Dataset section:
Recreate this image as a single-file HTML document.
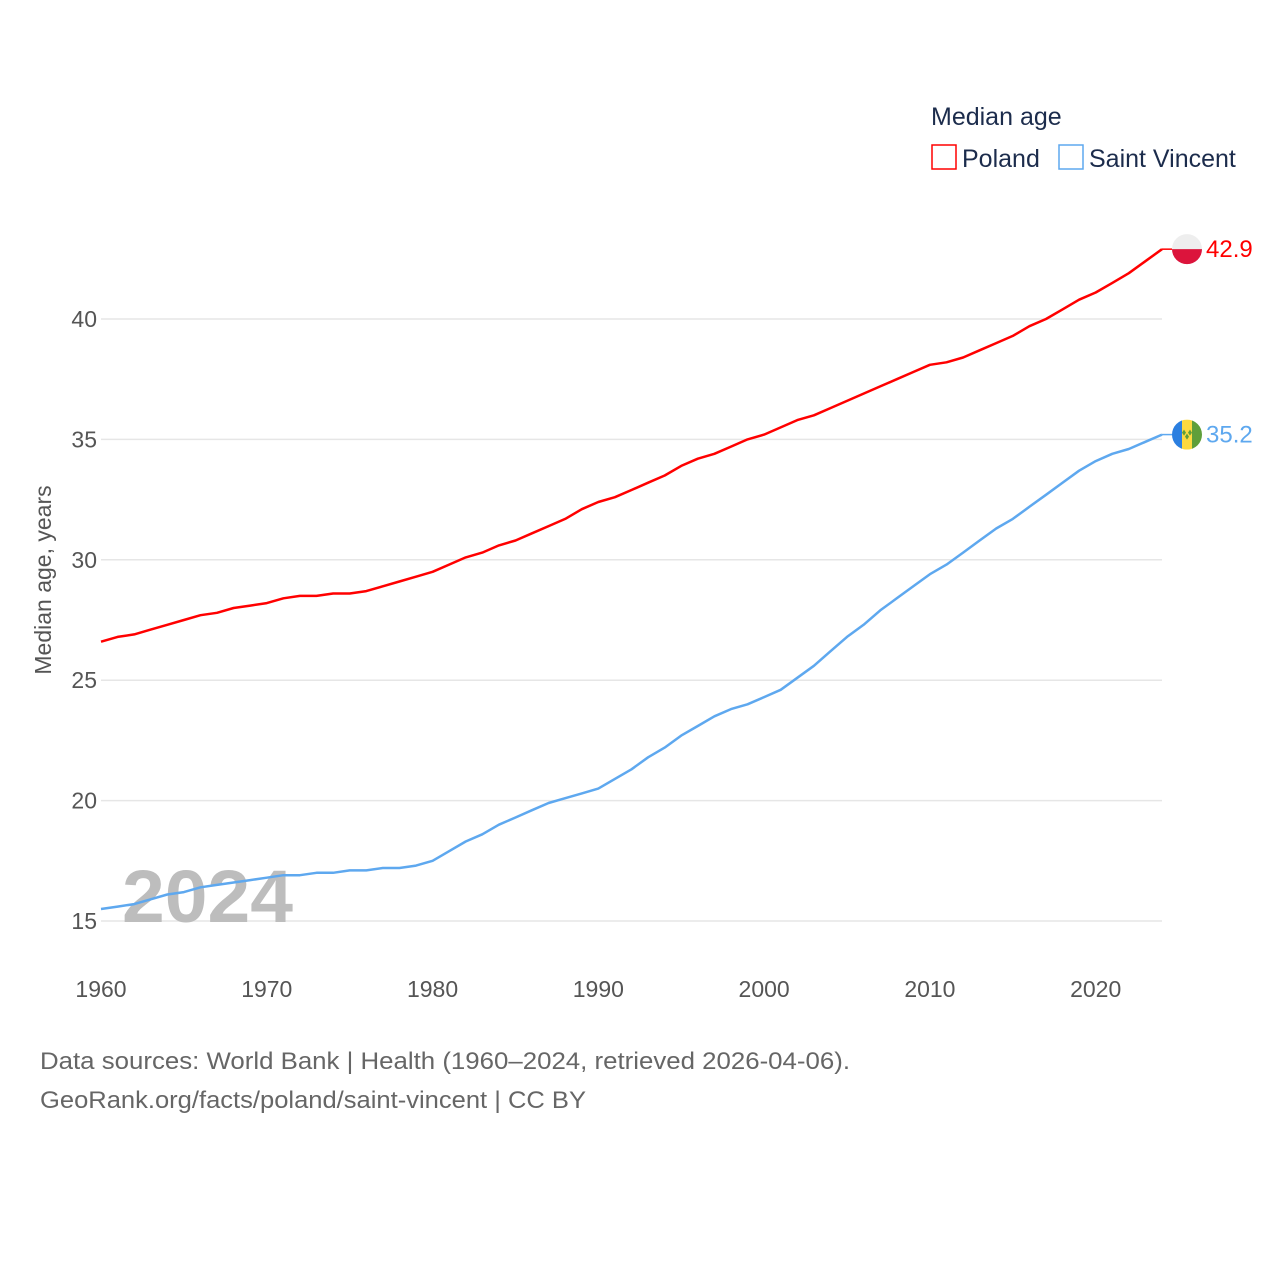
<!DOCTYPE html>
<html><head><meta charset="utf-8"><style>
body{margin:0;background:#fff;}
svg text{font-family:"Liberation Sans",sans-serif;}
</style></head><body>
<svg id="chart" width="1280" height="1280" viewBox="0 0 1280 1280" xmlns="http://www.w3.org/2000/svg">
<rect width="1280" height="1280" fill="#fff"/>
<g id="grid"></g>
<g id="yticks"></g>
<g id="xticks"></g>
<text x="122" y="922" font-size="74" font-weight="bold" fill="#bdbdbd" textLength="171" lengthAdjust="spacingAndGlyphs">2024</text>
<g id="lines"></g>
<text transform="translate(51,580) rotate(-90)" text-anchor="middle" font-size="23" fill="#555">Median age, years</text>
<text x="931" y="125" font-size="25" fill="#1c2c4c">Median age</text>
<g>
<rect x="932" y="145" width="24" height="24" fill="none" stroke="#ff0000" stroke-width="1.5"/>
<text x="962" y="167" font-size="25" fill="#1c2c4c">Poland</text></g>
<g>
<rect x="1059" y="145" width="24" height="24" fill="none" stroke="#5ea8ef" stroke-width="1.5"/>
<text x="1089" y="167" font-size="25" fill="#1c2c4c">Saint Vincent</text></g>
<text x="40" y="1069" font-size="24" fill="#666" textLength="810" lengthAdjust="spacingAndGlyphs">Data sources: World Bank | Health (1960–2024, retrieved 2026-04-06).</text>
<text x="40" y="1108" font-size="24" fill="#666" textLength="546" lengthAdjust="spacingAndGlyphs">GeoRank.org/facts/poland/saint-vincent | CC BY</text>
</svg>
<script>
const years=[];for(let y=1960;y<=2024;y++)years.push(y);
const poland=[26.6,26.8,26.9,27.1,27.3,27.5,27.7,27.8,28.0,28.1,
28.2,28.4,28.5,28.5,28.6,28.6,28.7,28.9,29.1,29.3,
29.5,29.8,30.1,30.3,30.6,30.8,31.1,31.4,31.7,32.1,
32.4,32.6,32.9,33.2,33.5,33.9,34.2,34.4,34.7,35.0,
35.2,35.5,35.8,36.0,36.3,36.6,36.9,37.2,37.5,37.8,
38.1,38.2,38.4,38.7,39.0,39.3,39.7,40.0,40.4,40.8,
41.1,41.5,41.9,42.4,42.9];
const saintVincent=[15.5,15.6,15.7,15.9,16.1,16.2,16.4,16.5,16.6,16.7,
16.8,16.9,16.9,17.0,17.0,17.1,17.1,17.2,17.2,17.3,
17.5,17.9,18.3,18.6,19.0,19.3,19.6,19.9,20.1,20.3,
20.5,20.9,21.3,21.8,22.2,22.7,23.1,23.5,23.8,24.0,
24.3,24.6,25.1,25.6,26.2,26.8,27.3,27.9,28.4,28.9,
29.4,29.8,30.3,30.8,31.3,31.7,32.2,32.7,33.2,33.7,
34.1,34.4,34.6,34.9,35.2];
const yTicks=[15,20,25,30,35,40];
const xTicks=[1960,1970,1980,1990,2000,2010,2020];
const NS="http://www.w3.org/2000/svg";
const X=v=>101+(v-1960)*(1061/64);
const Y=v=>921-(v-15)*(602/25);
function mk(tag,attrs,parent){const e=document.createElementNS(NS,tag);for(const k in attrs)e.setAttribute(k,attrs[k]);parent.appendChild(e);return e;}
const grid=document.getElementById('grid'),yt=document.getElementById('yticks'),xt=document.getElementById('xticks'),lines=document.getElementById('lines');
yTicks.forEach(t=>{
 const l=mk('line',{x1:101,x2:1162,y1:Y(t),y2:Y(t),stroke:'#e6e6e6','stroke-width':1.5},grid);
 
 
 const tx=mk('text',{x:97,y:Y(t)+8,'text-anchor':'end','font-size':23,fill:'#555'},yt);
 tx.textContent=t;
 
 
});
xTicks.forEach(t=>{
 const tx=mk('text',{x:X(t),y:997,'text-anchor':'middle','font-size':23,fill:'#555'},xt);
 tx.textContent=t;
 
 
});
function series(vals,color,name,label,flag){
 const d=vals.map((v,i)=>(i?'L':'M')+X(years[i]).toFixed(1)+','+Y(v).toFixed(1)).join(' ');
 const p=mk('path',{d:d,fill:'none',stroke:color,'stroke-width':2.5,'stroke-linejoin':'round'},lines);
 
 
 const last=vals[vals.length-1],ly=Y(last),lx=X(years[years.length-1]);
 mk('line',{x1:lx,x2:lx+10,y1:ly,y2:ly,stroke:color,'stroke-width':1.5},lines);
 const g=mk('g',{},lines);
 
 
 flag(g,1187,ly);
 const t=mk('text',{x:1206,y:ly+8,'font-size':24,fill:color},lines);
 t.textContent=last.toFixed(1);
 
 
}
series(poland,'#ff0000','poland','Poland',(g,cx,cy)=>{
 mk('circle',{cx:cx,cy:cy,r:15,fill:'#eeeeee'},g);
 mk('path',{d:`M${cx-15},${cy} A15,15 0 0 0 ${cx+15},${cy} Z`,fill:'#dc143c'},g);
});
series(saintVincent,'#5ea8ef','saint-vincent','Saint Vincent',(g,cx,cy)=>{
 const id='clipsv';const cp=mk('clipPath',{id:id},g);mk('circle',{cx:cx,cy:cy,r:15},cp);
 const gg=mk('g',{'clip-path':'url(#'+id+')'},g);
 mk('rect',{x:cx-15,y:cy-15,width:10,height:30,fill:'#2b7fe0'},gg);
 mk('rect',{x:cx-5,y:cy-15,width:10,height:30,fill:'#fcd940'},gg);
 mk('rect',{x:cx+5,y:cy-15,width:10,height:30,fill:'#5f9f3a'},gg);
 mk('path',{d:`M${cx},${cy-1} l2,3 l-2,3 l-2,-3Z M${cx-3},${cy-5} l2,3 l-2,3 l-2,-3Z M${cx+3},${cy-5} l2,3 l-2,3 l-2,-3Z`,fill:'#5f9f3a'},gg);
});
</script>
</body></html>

Aim: Go through the material and copy out every line with "document" in it.

Response:
Recreate this image as a single-file HTML document.
function mk(tag,attrs,parent){const e=document.createElementNS(NS,tag);for(const k in attrs)e.setAttribute(k,attrs[k]);parent.appendChild(e);return e;}
const grid=document.getElementById('grid'),yt=document.getElementById('yticks'),xt=document.getElementById('xticks'),lines=document.getElementById('lines');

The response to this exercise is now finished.